### Work instructions:
Write out, word for word, the stretch of lines beginning at the one with "Rebuild this diagram" and ending at the one with "(authhd) at (35,277)", omitting the images.

Lines of data:
•••••

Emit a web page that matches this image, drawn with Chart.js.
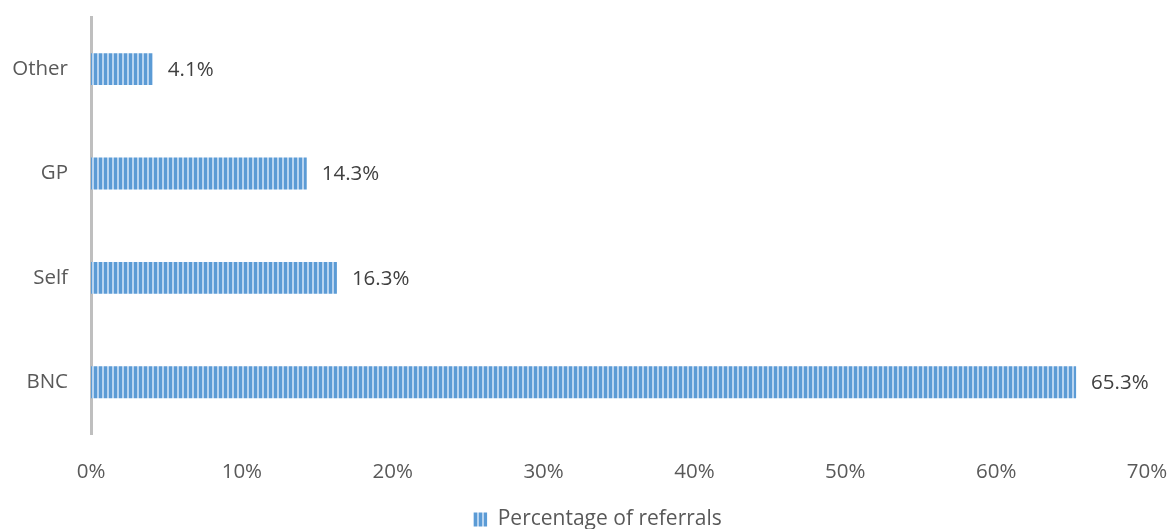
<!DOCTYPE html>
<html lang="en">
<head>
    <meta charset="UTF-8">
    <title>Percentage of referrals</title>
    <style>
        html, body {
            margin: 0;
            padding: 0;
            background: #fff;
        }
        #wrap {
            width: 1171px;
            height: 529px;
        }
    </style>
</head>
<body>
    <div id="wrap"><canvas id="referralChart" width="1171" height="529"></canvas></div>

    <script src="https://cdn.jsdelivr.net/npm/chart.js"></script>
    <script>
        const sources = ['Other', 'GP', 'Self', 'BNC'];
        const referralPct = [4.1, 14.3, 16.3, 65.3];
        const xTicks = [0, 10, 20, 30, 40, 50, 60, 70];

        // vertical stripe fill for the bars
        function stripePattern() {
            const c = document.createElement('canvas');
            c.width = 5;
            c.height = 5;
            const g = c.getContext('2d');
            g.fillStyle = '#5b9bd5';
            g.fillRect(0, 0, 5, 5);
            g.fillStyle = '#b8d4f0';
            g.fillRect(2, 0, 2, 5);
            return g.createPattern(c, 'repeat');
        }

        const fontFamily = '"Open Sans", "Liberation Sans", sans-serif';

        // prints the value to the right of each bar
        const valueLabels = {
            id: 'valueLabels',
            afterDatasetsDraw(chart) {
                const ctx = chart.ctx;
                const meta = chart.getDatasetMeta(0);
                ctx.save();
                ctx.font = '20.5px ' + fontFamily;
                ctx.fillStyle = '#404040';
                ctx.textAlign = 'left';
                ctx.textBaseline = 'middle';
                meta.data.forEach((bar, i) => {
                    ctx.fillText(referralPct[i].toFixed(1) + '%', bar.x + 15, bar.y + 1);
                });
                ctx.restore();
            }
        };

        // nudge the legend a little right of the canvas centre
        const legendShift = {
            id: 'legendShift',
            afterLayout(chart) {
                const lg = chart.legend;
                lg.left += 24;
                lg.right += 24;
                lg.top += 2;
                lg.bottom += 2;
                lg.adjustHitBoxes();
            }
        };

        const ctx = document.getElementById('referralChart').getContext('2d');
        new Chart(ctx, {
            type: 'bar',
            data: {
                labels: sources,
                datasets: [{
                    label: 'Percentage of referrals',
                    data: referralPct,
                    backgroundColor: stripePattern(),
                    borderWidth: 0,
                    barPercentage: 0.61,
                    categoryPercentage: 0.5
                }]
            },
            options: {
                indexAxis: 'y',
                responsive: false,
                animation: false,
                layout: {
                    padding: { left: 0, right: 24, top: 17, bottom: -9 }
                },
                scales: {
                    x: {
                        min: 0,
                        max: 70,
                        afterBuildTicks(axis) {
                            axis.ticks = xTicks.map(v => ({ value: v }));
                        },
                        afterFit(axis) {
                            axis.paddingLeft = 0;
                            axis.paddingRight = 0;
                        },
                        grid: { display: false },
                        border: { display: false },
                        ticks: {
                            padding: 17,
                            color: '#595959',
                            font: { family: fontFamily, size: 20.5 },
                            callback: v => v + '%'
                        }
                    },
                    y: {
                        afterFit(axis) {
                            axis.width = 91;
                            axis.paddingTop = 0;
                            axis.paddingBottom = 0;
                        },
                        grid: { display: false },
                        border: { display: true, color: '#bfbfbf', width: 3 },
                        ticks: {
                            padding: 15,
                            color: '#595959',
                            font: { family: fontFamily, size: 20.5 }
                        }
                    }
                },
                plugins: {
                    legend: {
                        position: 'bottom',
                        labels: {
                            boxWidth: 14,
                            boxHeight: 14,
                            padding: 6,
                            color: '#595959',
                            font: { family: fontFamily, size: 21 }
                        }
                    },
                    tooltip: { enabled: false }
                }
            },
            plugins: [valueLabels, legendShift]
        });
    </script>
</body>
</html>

•••••

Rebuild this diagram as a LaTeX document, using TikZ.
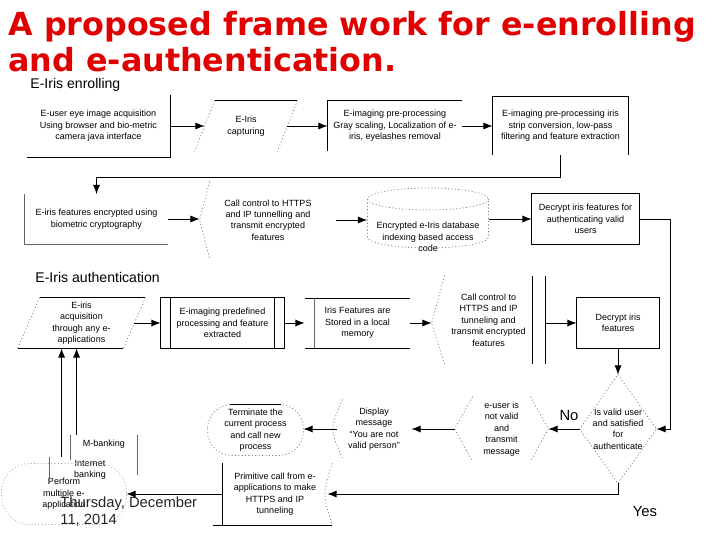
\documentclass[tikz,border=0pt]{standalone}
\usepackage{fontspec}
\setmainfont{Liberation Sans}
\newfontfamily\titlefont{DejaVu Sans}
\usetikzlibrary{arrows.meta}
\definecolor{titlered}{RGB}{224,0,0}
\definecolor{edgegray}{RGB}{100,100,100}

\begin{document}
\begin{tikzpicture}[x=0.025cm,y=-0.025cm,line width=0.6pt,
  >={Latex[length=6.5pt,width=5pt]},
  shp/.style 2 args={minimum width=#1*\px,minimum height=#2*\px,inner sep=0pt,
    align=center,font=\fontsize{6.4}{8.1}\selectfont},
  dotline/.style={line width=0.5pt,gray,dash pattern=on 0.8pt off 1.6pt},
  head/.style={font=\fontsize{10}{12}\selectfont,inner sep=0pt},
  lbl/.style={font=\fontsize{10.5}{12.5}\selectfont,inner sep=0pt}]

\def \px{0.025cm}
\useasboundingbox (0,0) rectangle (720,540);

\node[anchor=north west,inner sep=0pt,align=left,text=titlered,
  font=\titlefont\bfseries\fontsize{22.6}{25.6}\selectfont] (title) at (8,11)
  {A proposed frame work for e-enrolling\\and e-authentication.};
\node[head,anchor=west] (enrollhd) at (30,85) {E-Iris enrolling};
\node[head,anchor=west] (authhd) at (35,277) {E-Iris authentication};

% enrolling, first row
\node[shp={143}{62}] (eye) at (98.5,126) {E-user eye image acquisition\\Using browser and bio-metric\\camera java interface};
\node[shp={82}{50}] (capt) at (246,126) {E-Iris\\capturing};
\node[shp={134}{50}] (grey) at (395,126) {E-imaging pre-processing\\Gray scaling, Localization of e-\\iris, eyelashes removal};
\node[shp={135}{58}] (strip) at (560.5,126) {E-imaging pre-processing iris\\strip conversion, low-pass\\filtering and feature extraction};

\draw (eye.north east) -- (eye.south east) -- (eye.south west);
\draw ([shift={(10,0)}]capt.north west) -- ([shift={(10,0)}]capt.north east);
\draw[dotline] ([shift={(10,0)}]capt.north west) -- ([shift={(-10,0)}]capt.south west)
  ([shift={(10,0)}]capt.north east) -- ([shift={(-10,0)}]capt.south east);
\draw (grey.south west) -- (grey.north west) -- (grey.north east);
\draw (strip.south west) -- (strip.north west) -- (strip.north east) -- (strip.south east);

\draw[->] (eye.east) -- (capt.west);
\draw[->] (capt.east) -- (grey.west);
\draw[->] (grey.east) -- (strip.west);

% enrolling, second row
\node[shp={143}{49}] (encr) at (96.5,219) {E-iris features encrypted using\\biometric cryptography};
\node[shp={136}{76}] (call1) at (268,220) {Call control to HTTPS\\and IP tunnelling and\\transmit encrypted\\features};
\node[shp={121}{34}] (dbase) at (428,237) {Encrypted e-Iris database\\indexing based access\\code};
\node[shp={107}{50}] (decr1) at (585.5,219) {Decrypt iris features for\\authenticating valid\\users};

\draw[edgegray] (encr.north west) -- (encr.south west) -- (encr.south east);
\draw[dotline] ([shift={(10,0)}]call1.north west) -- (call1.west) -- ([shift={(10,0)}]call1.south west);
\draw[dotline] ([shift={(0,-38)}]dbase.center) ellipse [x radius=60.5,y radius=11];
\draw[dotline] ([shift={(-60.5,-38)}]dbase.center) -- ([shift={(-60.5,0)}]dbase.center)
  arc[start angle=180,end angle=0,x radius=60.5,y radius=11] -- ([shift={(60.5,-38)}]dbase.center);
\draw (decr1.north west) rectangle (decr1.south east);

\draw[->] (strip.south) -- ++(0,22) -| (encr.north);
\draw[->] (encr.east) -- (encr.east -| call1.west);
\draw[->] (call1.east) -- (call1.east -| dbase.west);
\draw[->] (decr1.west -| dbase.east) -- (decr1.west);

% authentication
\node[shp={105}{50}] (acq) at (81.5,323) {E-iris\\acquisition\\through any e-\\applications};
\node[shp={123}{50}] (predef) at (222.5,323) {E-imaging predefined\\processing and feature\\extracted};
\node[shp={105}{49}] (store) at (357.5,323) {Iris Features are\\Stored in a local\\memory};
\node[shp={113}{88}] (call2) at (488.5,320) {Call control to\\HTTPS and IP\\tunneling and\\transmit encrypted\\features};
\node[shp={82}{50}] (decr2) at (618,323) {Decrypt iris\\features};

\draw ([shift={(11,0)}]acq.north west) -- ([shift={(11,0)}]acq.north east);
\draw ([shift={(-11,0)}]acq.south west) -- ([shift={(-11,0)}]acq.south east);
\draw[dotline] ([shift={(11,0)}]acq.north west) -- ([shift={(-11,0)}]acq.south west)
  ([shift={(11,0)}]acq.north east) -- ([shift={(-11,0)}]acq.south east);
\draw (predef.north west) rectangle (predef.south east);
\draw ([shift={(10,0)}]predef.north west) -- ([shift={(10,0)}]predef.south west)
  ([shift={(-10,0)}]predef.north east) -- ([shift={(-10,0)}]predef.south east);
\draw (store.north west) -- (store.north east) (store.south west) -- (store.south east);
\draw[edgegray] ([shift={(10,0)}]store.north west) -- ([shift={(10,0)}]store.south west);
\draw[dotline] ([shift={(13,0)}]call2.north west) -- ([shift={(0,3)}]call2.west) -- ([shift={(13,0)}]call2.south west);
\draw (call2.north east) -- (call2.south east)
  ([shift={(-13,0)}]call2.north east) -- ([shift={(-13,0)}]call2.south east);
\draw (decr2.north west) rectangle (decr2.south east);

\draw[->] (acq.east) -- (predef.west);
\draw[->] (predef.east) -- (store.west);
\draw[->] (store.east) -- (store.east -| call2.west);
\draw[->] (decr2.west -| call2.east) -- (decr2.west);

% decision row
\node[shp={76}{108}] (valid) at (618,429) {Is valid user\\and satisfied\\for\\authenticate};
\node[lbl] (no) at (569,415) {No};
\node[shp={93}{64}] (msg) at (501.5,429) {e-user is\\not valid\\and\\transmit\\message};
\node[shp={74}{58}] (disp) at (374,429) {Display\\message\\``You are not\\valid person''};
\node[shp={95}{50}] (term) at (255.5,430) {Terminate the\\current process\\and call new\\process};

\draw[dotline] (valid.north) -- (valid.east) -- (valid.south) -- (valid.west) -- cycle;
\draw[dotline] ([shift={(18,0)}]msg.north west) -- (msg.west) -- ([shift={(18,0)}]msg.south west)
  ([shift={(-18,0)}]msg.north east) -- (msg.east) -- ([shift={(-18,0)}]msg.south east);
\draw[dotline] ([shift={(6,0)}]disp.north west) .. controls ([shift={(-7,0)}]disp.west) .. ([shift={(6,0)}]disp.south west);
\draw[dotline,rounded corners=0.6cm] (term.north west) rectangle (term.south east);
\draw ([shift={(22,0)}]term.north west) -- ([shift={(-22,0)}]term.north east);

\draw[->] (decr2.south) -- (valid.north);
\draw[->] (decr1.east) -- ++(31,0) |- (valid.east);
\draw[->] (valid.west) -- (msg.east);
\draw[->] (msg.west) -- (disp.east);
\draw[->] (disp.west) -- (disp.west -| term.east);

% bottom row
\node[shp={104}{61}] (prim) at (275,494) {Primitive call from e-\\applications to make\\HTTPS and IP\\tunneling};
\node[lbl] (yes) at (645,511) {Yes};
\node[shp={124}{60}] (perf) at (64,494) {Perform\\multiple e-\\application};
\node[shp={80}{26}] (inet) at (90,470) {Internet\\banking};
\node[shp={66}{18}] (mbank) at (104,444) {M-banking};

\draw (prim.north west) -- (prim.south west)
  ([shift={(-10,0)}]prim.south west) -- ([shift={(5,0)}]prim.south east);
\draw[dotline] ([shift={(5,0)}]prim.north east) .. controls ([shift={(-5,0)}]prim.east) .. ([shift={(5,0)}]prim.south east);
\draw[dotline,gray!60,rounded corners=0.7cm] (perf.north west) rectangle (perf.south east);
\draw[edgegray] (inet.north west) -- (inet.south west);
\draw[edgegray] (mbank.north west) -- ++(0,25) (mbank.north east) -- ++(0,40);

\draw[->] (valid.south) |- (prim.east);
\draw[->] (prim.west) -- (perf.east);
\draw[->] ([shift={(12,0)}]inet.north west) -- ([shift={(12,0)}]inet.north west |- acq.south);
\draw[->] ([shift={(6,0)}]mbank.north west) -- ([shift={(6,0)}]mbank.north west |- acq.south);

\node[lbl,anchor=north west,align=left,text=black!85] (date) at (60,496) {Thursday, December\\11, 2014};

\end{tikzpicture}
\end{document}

•••••

### Worked solution:
Rebuild this diagram as a LaTeX document, using TikZ.
\documentclass[tikz,border=0pt]{standalone}
\usepackage{fontspec}
\setmainfont{Liberation Sans}
\newfontfamily\titlefont{DejaVu Sans}
\usetikzlibrary{arrows.meta}
\definecolor{titlered}{RGB}{224,0,0}
\definecolor{edgegray}{RGB}{100,100,100}

\begin{document}
\begin{tikzpicture}[x=0.025cm,y=-0.025cm,line width=0.6pt,
  >={Latex[length=6.5pt,width=5pt]},
  shp/.style 2 args={minimum width=#1*\px,minimum height=#2*\px,inner sep=0pt,
    align=center,font=\fontsize{6.4}{8.1}\selectfont},
  dotline/.style={line width=0.5pt,gray,dash pattern=on 0.8pt off 1.6pt},
  head/.style={font=\fontsize{10}{12}\selectfont,inner sep=0pt},
  lbl/.style={font=\fontsize{10.5}{12.5}\selectfont,inner sep=0pt}]

\def \px{0.025cm}
\useasboundingbox (0,0) rectangle (720,540);

\node[anchor=north west,inner sep=0pt,align=left,text=titlered,
  font=\titlefont\bfseries\fontsize{22.6}{25.6}\selectfont] (title) at (8,11)
  {A proposed frame work for e-enrolling\\and e-authentication.};
\node[head,anchor=west] (enrollhd) at (30,85) {E-Iris enrolling};
\node[head,anchor=west] (authhd) at (35,277) {E-Iris authentication};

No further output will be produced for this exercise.